Canada was strong out of the gate with its implementation of carbon pricing and an investment tax credit for carbon, capture, utilization and storage (CCUS), Gruending said. However, Prime Minister Justin Trudeau’s government must respond to the IRA or risk losing investment that could help Canada meet its own climate goals. Gruending suggested the federal government should look at ways to remove uncertainty over future carbon prices through instruments such as contracts that would allow companies to hedge agains the risk of future price changes, or power purchase agreements that could assure a fixed carbon price over a given period of time.

Gruending is part of a growing chorus that has been urging the Trudeau government to respond to the IRA. In a recent Financial Post op-ed, former industry minister Navdeep Bains, currently vice-chair of global investment banking at Canadian Imperial Bank of Commerce, wrote that the speed and scale of President Joe Biden’s clean energy package could lead to discomfort in Canada. “Capital is fluid and it will flow to the U.S. if the investment opportunities are there, and with these measures they will be there in abundance,” he wrote.
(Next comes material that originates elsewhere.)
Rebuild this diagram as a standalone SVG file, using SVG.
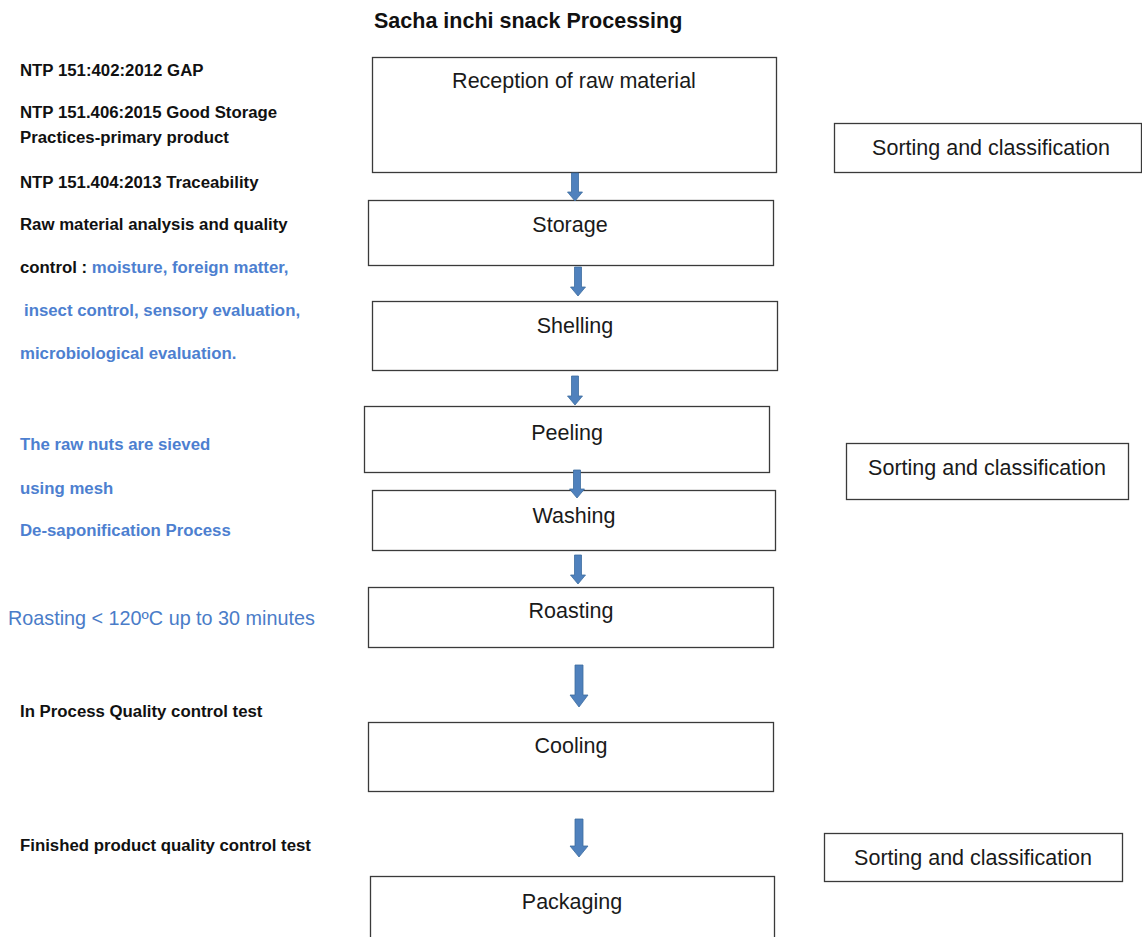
<svg xmlns="http://www.w3.org/2000/svg" width="1142" height="937" viewBox="0 0 1142 937">
<style>
.box{fill:#fff;stroke:#3a3a3a;stroke-width:1.3}
.bt{font-family:"Liberation Sans",Arial,sans-serif;font-size:21.5px;fill:#1a1a1a;text-anchor:middle}
.st{font-family:"Liberation Sans",Arial,sans-serif;font-size:21.5px;fill:#1a1a1a;text-anchor:middle}
.lb{font-family:"Liberation Sans",Arial,sans-serif;font-size:16.8px;font-weight:bold;fill:#111}
.blue{fill:#4d7fd0}
.arr{fill:#4f81bd;stroke:#3d6d9f;stroke-width:0.8}
.title{font-family:"Liberation Sans",Arial,sans-serif;font-size:21.5px;font-weight:bold;fill:#111}
</style>
<rect width="1142" height="937" fill="#fff"/>
<text class="title" x="374" y="28">Sacha inchi snack Processing</text>

<g id="reception"><rect class="box" x="372.5" y="57.5" width="404" height="115"/><text class="bt" x="574" y="88">Reception of raw material</text></g>
<g id="storage"><rect class="box" x="368.5" y="200.5" width="405" height="65"/><text class="bt" x="570" y="232">Storage</text></g>
<g id="shelling"><rect class="box" x="372.5" y="301.5" width="405" height="69"/><text class="bt" x="575" y="333">Shelling</text></g>
<g id="peeling"><rect class="box" x="364.5" y="406.5" width="405" height="66"/><text class="bt" x="567" y="440">Peeling</text></g>
<g id="washing"><rect class="box" x="372.5" y="490.5" width="403" height="60"/><text class="bt" x="574" y="523">Washing</text></g>
<g id="roasting"><rect class="box" x="368.5" y="587.5" width="405" height="60"/><text class="bt" x="571" y="618">Roasting</text></g>
<g id="cooling"><rect class="box" x="368.5" y="722.5" width="405" height="69"/><text class="bt" x="571" y="753">Cooling</text></g>
<g id="packaging"><rect class="box" x="370.5" y="876.5" width="404" height="70"/><text class="bt" x="572" y="909">Packaging</text></g>

<g id="sorting1"><rect class="box" x="834.5" y="123.5" width="307" height="49"/><text class="st" x="991" y="155">Sorting and classification</text></g>
<g id="sorting2"><rect class="box" x="846.5" y="443.5" width="282" height="56"/><text class="st" x="987" y="475">Sorting and classification</text></g>
<g id="sorting3"><rect class="box" x="824.5" y="833.5" width="298" height="48"/><text class="st" x="973" y="865">Sorting and classification</text></g>

<g id="connectors">
<path class="arr" d="M571.5,173 H578.5 V192 H582.5 L575,201 L567.5,192 H571.5 Z"/>
<path class="arr" d="M574.5,267 H581.5 V287 H585.5 L578,296 L570.5,287 H574.5 Z"/>
<path class="arr" d="M571.5,376 H578.5 V396 H582.5 L575,405 L567.5,396 H571.5 Z"/>
<path class="arr" d="M573.5,470 H580.5 V489 H584.5 L577,498 L569.5,489 H573.5 Z"/>
<path class="arr" d="M574.5,555 H581.5 V575 H585.5 L578,584 L570.5,575 H574.5 Z"/>
<path class="arr" d="M575,665 H583 V695 H588 L579,707 L570,695 H575 Z"/>
<path class="arr" d="M575,819 H583 V846 H588 L579,857 L570,846 H575 Z"/>
</g>

<g id="notes">
<text class="lb" x="20" y="76">NTP 151:402:2012 GAP</text>
<text class="lb" x="20" y="118">NTP 151.406:2015 Good Storage</text>
<text class="lb" x="20" y="143">Practices-primary product</text>
<text class="lb" x="20" y="188">NTP 151.404:2013 Traceability</text>
<text class="lb" x="20" y="230">Raw material analysis and quality</text>
<text class="lb" x="20" y="273">control : <tspan class="blue">moisture, foreign matter,</tspan></text>
<text class="lb blue" x="24" y="316">insect control, sensory evaluation,</text>
<text class="lb blue" x="20" y="359">microbiological evaluation.</text>
<text class="lb blue" x="20" y="450">The raw nuts are sieved</text>
<text class="lb blue" x="20" y="494">using mesh</text>
<text class="lb blue" x="20" y="536">De-saponification Process</text>
<text x="8" y="625" font-family="Liberation Sans,Arial,sans-serif" font-size="19.8px" fill="#4a7cc8">Roasting &lt; 120ºC up to 30 minutes</text>
<text class="lb" x="20" y="717">In Process Quality control test</text>
<text class="lb" x="20" y="851">Finished product quality control test</text>
</g>
</svg>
Canadian energy companies are also waiting for Ottawa to roll out an investment tax credit for the adoption of clean technology, including net-zero technologies, battery storage solutions and clean hydrogen — something that the Liberal government promised in the April budget but has yet to deliver.

Gruending and Tourmaline Oil Corp. CEO Mike Rose both rebutted Trudeau’s recent skeptical remarks about the business case for exporting liquified natural gas to Europe.

Last month, while hosting a visit from German Chancellor Olaf Scholz, Trudeau appeared cool to the idea that Russia’s invasion of Ukraine had revived the case for previously dormant gas projects on Canada’s East Coast.

The prime minister’s words weren’t welcome in the oilpatch, where leaders had hoped to hear that Ottawa would be willing to expedite approvals for natural gas export projects.

Natural gas, “is the fastest growing energy segment,” Rose said at the conference on Sept. 20. “And it will be supplied by a jurisdiction with much higher emissions than we have. If we don’t supply it, it’s actually, on a net-net basis, worse for the global atmosphere.”

Rose added: “There’s an outstanding business case. Full stop.”

Gruending argued that Canadian natural gas, with its lower emissions intensity, is in significant demand and should be exported to displace the use of coal in other jurisdictions.

“Perfection is probably unrealistic,”Gruending said. “It’s a relative game of incremental wins: LNG beats coal, and Canada LNG beats other LNGs. It’s that simple.”